Editorial: Keep the change, Mr. President

Posted

Issue of September 11, 2009 / 22 Elul 5769

A lot has happened in the eight years since Sept. 11, 2001. Children too young to remember much about that day entered high school this week. Two wars were launched and are still being fought, one highly controversial presidency ended and a new, equally controversial one began, and the premature deaths of rescue and recovery workers who spent weeks or months on the smoking rubble in Lower Manhattan seemingly continue to add up.

A lot also has not happened in these eight years. Very little progress has been made toward rebuilding the World Trade Center, for one, which is utterly shameful. We have gone eight years without another attack on US soil, for another; something for which we should be grateful. This fact flies in the face of all predictions and, seemingly, all likelihood, and vindicates the tough-minded approach taken by former President George W. Bush from the first hours after the Sept. 11 attacks until he left office this year.

It is worthwhile and important to not go out of our way to make new enemies, and even to reach out to people on the fence; suggestions to the contrary seem foolish. But the first and most important task remains to not give those who hate America an opportunity to strike again. No measure of diplomacy or making nice or fawning over Islam or our Islamic enemies in particular, will ever change the worldview of those who pose the greatest danger and they should be treated accordingly. A seeming lack of understanding of this important point was our strongly voiced concern about President Barack Obama’s worldview before he took office and it remains our deeply held concern now.
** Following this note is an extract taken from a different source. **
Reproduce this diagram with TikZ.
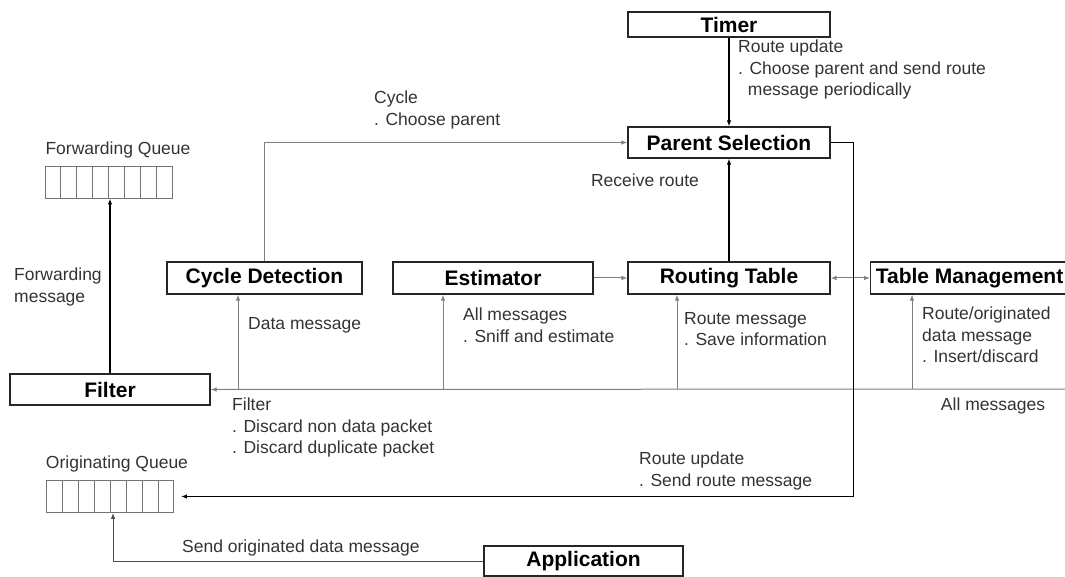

It is true that the President has quietly adopted and extended a number of his predecessor’s national security policies. But his unseemly, toadyish comments about Islam and its place in the world, his callous decision to publicly lean on Israel for concessions to its enemies while giving Hamas and Fatah virtually a free pass, and most of all, his ill-advised policy of diplomacy with Iran over its nuclear ambitions, have brought to the fore a worrisome tendency toward pandering that the President’s critics predicted would appear.

Nine months into his term President Obama is no closer to confronting the specter of a nuclear Iran than he was on Jan. 20, but Iran has had nine more months to perhaps develop a weapon with which to attack Israel.

This week, Iran’s illegitimate leader, Mahmoud Ahmadinejad, invited the U.S. and five other world powers to Tehran for talks, but said discussions about Iran’s nuclear program are “finished.”

The U.N.’s nuclear watchdog has pronounced itself at a “stalemate” over Iran’s nuclear program.

In other words, eight years after Sept. 11, 2001, on President Obama’s watch, the world is even less safe than it was before. So far, he can keep the change.